▸ **SET EXERCISE**: Restate the data exactly as given and keep the pictures out.

▸ **COLLECTED MATERIAL**:
>> start

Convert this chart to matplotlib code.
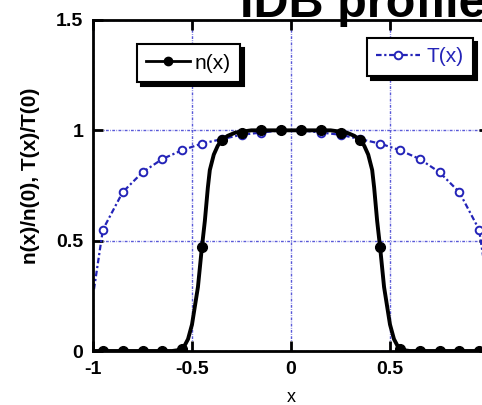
import matplotlib
matplotlib.use("Agg")
import matplotlib.pyplot as plt

plt.rcParams["font.family"] = ["Liberation Sans", "DejaVu Sans"]

# n(x) markers (every 0.1) and the smooth line through them
n_x = [-0.95, -0.85, -0.75, -0.65, -0.55, -0.45, -0.35, -0.25, -0.15, -0.05,
       0.05, 0.15, 0.25, 0.35, 0.45, 0.55, 0.65, 0.75, 0.85, 0.95]
n_y = [0, 0, 0, 0, 0.01, 0.47, 0.955, 0.99, 1.0, 1.0,
       1.0, 1.0, 0.99, 0.955, 0.47, 0.01, 0, 0, 0, 0]
n_line_x = [-1.0, -0.6, -0.56, -0.54, -0.52, -0.5, -0.47, -0.45, -0.435, -0.42,
            -0.41, -0.39, -0.37, -0.35, -0.32, -0.28, -0.2,
            0.2, 0.28, 0.32, 0.35, 0.37, 0.39, 0.41, 0.42, 0.435,
            0.45, 0.47, 0.5, 0.52, 0.54, 0.56, 0.6, 1.0]
n_line_y = [0, 0, 0.005, 0.02, 0.054, 0.12, 0.29, 0.47, 0.59, 0.74,
            0.82, 0.89, 0.93, 0.955, 0.975, 0.99, 1.0,
            1.0, 0.99, 0.975, 0.955, 0.93, 0.89, 0.82, 0.74, 0.59,
            0.47, 0.29, 0.12, 0.054, 0.02, 0.005, 0, 0]

# T(x) markers and line
T_x = n_x
T_y = [0.55, 0.72, 0.81, 0.87, 0.91, 0.94, 0.96, 0.98, 0.99, 1.0,
       1.0, 0.99, 0.98, 0.96, 0.94, 0.91, 0.87, 0.81, 0.72, 0.55]
T_line_x = [-0.995, -0.98, -0.965] + T_x + [0.965, 0.98, 0.995]
T_line_y = [0.28, 0.37, 0.46] + T_y + [0.46, 0.37, 0.28]

blue = "#2424b8"
grid_blue = "#5a5ad8"

fig = plt.figure(figsize=(4.82, 4.05), dpi=100)
ax = fig.add_axes([93 / 482, 54 / 405, 396 / 482, 331 / 405])

ax.plot(T_line_x, T_line_y, color=blue, lw=1.6, dashes=(2.5, 1.2, 1, 1.2),
        marker="o", markevery=list(range(3, 23)), ms=5.5, mfc="white",
        mec=blue, mew=1.4, label="T(x)")
ax.plot(n_line_x, n_line_y, color="black", lw=2.8, zorder=3)
ax.plot(n_x, n_y, ls="none", marker="o", ms=7, color="black", zorder=4)
h_n, = ax.plot([], [], color="black", lw=2, marker="o", ms=6, label="n(x)")

ax.set_xlim(-1, 1)
ax.set_ylim(0, 1.5)
ax.set_xticks([-1, -0.5, 0, 0.5, 1])
ax.set_xticklabels(["-1", "-0.5", "0", "0.5", ""])
ax.set_yticks([0, 0.5, 1, 1.5])
ax.set_yticklabels(["0", "0.5", "1", "1.5"])
ax.grid(True, color=grid_blue, lw=1, ls=(0, (2, 1, 0.5, 1)))
for s in ax.spines.values():
    s.set_linewidth(2)
ax.tick_params(direction="in", length=7, width=2, top=True, right=True,
               labelsize=14, pad=7)
for lab in ax.get_xticklabels() + ax.get_yticklabels():
    lab.set_fontweight("bold")

ax.set_ylabel("n(x)/n(0), T(x)/T(0)", fontsize=15, fontweight="bold")
ax.yaxis.set_label_coords(-0.135, 0.53)
ax.set_xlabel("x", fontsize=13, labelpad=8)

shadow = {"color": "black", "alpha": 1, "ox": 3, "oy": -3}
leg1 = ax.legend(handles=[h_n], loc="upper left", bbox_to_anchor=(0.111, 0.927),
                 borderaxespad=0, fancybox=False, edgecolor="black", framealpha=1,
                 shadow=shadow, fontsize=15, handlelength=2.1, handletextpad=0.2,
                 borderpad=0.45)
leg1.get_frame().set_linewidth(1.5)
ax.add_artist(leg1)
T_handle = ax.get_lines()[0]
leg2 = ax.legend(handles=[T_handle], loc="upper left", bbox_to_anchor=(0.692, 0.946),
                 borderaxespad=0, fancybox=False, edgecolor="black", framealpha=1,
                 shadow=shadow, fontsize=15, handlelength=2.1, handletextpad=0.3,
                 borderpad=0.45, labelcolor=blue)
leg2.get_frame().set_linewidth(1.5)

fig.text(240 / 482, (405 - 17) / 405, "IDB profile", fontsize=35,
         fontweight="bold", va="baseline", ha="left")

fig.savefig("out.png", dpi=100)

>> end

▸ **TASK RESULT**:
Convert this chart to matplotlib code.
import matplotlib
matplotlib.use("Agg")
import matplotlib.pyplot as plt

plt.rcParams["font.family"] = ["Liberation Sans", "DejaVu Sans"]

# n(x) markers (every 0.1) and the smooth line through them
n_x = [-0.95, -0.85, -0.75, -0.65, -0.55, -0.45, -0.35, -0.25, -0.15, -0.05,
       0.05, 0.15, 0.25, 0.35, 0.45, 0.55, 0.65, 0.75, 0.85, 0.95]
n_y = [0, 0, 0, 0, 0.01, 0.47, 0.955, 0.99, 1.0, 1.0,
       1.0, 1.0, 0.99, 0.955, 0.47, 0.01, 0, 0, 0, 0]
n_line_x = [-1.0, -0.6, -0.56, -0.54, -0.52, -0.5, -0.47, -0.45, -0.435, -0.42,
            -0.41, -0.39, -0.37, -0.35, -0.32, -0.28, -0.2,
            0.2, 0.28, 0.32, 0.35, 0.37, 0.39, 0.41, 0.42, 0.435,
            0.45, 0.47, 0.5, 0.52, 0.54, 0.56, 0.6, 1.0]
n_line_y = [0, 0, 0.005, 0.02, 0.054, 0.12, 0.29, 0.47, 0.59, 0.74,
            0.82, 0.89, 0.93, 0.955, 0.975, 0.99, 1.0,
            1.0, 0.99, 0.975, 0.955, 0.93, 0.89, 0.82, 0.74, 0.59,
            0.47, 0.29, 0.12, 0.054, 0.02, 0.005, 0, 0]

# T(x) markers and line
T_x = n_x
T_y = [0.55, 0.72, 0.81, 0.87, 0.91, 0.94, 0.96, 0.98, 0.99, 1.0,
       1.0, 0.99, 0.98, 0.96, 0.94, 0.91, 0.87, 0.81, 0.72, 0.55]
T_line_x = [-0.995, -0.98, -0.965] + T_x + [0.965, 0.98, 0.995]
T_line_y = [0.28, 0.37, 0.46] + T_y + [0.46, 0.37, 0.28]

blue = "#2424b8"
grid_blue = "#5a5ad8"

fig = plt.figure(figsize=(4.82, 4.05), dpi=100)
ax = fig.add_axes([93 / 482, 54 / 405, 396 / 482, 331 / 405])

ax.plot(T_line_x, T_line_y, color=blue, lw=1.6, dashes=(2.5, 1.2, 1, 1.2),
        marker="o", markevery=list(range(3, 23)), ms=5.5, mfc="white",
        mec=blue, mew=1.4, label="T(x)")
ax.plot(n_line_x, n_line_y, color="black", lw=2.8, zorder=3)
ax.plot(n_x, n_y, ls="none", marker="o", ms=7, color="black", zorder=4)
h_n, = ax.plot([], [], color="black", lw=2, marker="o", ms=6, label="n(x)")

ax.set_xlim(-1, 1)
ax.set_ylim(0, 1.5)
ax.set_xticks([-1, -0.5, 0, 0.5, 1])
ax.set_xticklabels(["-1", "-0.5", "0", "0.5", ""])
ax.set_yticks([0, 0.5, 1, 1.5])
ax.set_yticklabels(["0", "0.5", "1", "1.5"])
ax.grid(True, color=grid_blue, lw=1, ls=(0, (2, 1, 0.5, 1)))
for s in ax.spines.values():
    s.set_linewidth(2)
ax.tick_params(direction="in", length=7, width=2, top=True, right=True,
               labelsize=14, pad=7)
for lab in ax.get_xticklabels() + ax.get_yticklabels():
    lab.set_fontweight("bold")

ax.set_ylabel("n(x)/n(0), T(x)/T(0)", fontsize=15, fontweight="bold")
ax.yaxis.set_label_coords(-0.135, 0.53)
ax.set_xlabel("x", fontsize=13, labelpad=8)

shadow = {"color": "black", "alpha": 1, "ox": 3, "oy": -3}
leg1 = ax.legend(handles=[h_n], loc="upper left", bbox_to_anchor=(0.111, 0.927),
                 borderaxespad=0, fancybox=False, edgecolor="black", framealpha=1,
                 shadow=shadow, fontsize=15, handlelength=2.1, handletextpad=0.2,
                 borderpad=0.45)
leg1.get_frame().set_linewidth(1.5)
ax.add_artist(leg1)
T_handle = ax.get_lines()[0]
leg2 = ax.legend(handles=[T_handle], loc="upper left", bbox_to_anchor=(0.692, 0.946),
                 borderaxespad=0, fancybox=False, edgecolor="black", framealpha=1,
                 shadow=shadow, fontsize=15, handlelength=2.1, handletextpad=0.3,
                 borderpad=0.45, labelcolor=blue)
leg2.get_frame().set_linewidth(1.5)

fig.text(240 / 482, (405 - 17) / 405, "IDB profile", fontsize=35,
         fontweight="bold", va="baseline", ha="left")

fig.savefig("out.png", dpi=100)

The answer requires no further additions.